E’ quindi toccato a Gerhard Hohloch, Giudice della Corte d’appello di Stoccarda presentare l’esperienza tedesca. Il collega ha brevemente illustrato la normativa tedesca in materia di exequatur, spiegando che in Germania il Legislatore è intervenuto con un’apposita legge per l’esecuzione dei trattati internazionali e delle direttive comunitarie in tema d’esecuzione delle decisioni giudiziarie (Gesetz zur Ausführung zwischenstaatlicher Verträge und zur Durchführung von Verordnungen der Europäischen Gemeinschaft auf dem Gebiet der Anerkennung und Vollstreckung in Zivil- und Handelssachen [Anerkennungs- und Vollstreckungsaufühurungsgesetz – AVAG] del 21 febbraio 2001, modificata il 30 gennaio 2002). Nessun cenno è stato peraltro fatto alla giurisprudenza.
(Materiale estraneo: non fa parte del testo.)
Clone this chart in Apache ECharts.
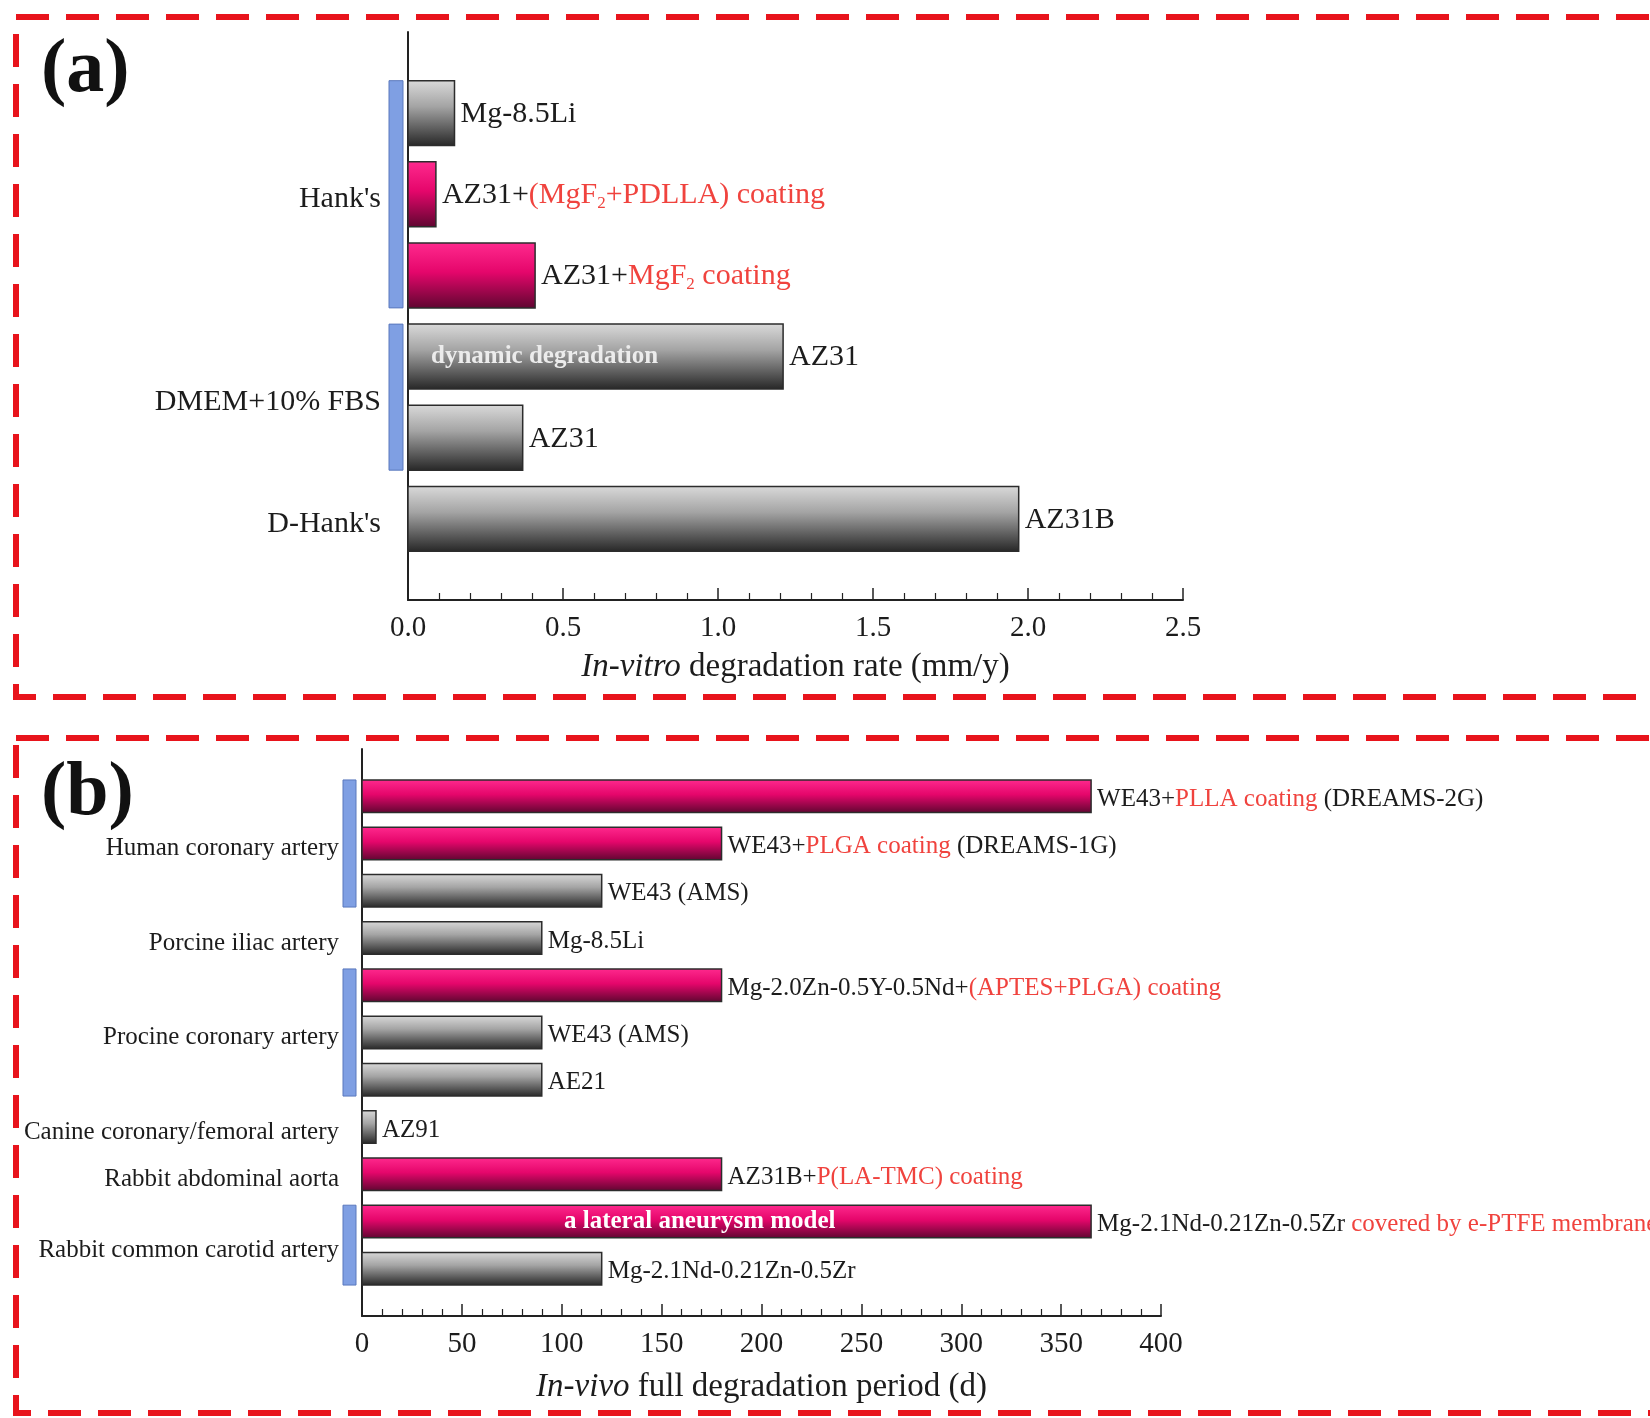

Infine Mme Marie-Thérèse Feydeau, Primo vicepresidente del Tribunal de grande instance di Parigi ha presentato alcuni aspetti pratici tratti dalla sua esperienza di magistrato incaricato in tema di procedure di riconoscimento ed esecuzione ai sensi della Convenzione e del Regolamento. In proposito la collega ha illustrato le caratteristiche del controllo che è chiamata ad esercitare, sottolineando che, per quanto attiene al certificato di cui all’art. 54 (con rinvio all’annexe V) del Regolamento, la presenza del medesimo è ritenuta condizione indispensabile per l’esecuzione o il formale riconoscimento. Per questo motivo il suo ufficio ha impartito al cancelliere l’ordine di rifiutare l’iscrizione al ruolo dei ricorsi privi di tale documento. La relatrice ha altresì informato del fatto che nel 2003 i ricorsi al Tribunal de grande instance di Parigi relativi alla Convenzione e al Regolamento «Bruxelles I», nonché quelli relativi alla Convenzione di Lugano, sono stati complessivamente 66.